Every seven years or so, companies bid for the right to pay the UK government to operate trains in a particular area. This is the standard procedure: for railways that are lossmaking but community-important, or where they are within a major city and have no important external connections, or where there’s a major infrastructure project going on that’ll ruin everything, special measures take place.

The South Western England franchise is not one of these. It’s a profitable set of train routes which doesn’t quite live up to its name. Although it inherited a few Devon and Dorset routes from the old days, its day job involves transporting hundreds of thousands of Reginald Perrins and Mark Corrigans from London’s outer suburbs and Surrey, Hampshire and Berkshire’s satellite towns to the grinding misery of desk jobs that pay a great deal of money.

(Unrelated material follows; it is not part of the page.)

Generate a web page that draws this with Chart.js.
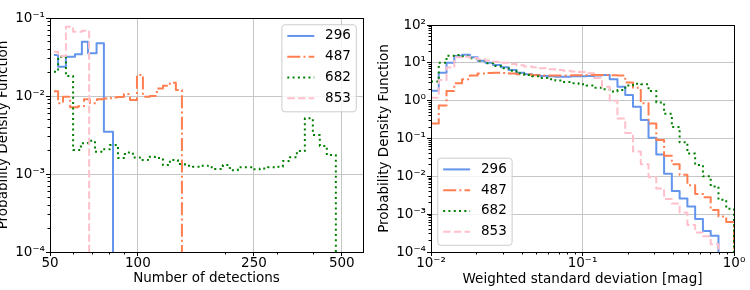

(If your office is in the actual City of London, a fair trek from the railway’s Waterloo terminus, then you get the extra fun of an extra daily trip on the silliest and smelliest Tube line, and you get even more money still.)

Anyway. The South Western concession went up for auction, and Scottish bus and train operator First Group won out over Scottish bus and train operator Stagecoach, the latter of which had run the franchise for the preceding 20 years. (Yes, I know 20 isn’t a multiple of 7. Don’t ask me to explain, because I can and you wouldn’t enjoy it.)

First will manage the introduction of a bunch of new trains, which will be paid for by other people, and will pay the government £2.2bn in premiums for being allowed to run the service.

One might expect the reaction to this to be quite muted, because it’s quite a boring story. “The government does quite a good deal under which there’ll be more trains, it’ll be paid lots of money, and this will ultimately be paid back by well-paid people paying more train fares.” But these are not normal times.


First Group has decided for the purposes of this franchise to team up with MTR, which operates Hong Kong’s extremely good metro railway. MTR has a 30 per cent share in the combined business, and will presumably help advise First Group about how to run good metro railways, in exchange for taking a cut of the profits (which, for UK train franchises, tend to be about 3 per cent of total revenue).

The RMT, famous for being the least sensible or survival-oriented union in the UK since the National Union of Mineworkers, has taken exception to a Hong Kong company being involved in the railways, since in their Brexity, curly sandwich-eating eyes, only decent honest British Rail has ever delivered good railways anywhere in the world.

“A foreign state operator, in this case the Chinese state, is set to make a killing at the British taxpayers’ expense,” the RMT’s General Secretary Mick Cash said in a press release.

This is not true. Partly that's because a 30 per cent share of those 3 per cent profits is less than 1 per cent of total revenues, so hardly making a killing. Mostly, though, it’s because it’s misleading to call MTR “state-owned”. While it’s majority owned by the Hong Kong government (not the same body as the central Chinese state), it’s also partly listed on the Hong Kong Stock Exchange. More to the point, this a really odd way of describing a transport authority controlled by a devolved body. I wouldn’t call the Glasgow subway “UK-state owned” either.

So this fuss is intensely, ridiculously stupid.

There’s an argument – it’s a bad argument, but it exists – that the entire UK rail system should be properly privatised without government subsidy.

There’s an argument – it’s a slightly less stupid argument, but it exists – that the entire UK rail system should be returned to the public sector so we can enjoy the glory days of British Rail again.

The glory days of British Rail, illustrated in passenger numbers. Image: AbsolutelyPureMilk/Wikipedia.

But to claim that the problem is neither of these things, but rather that the companies who are operating trains on the publicly run network are partially foreign owned, makes you sound like a blithering xenophobe.

In fact, if you think it’s reasonable for a Scottish company to run trains but not for a Hong Kong company to run them, then that's me being pretty bloody polite all things considered.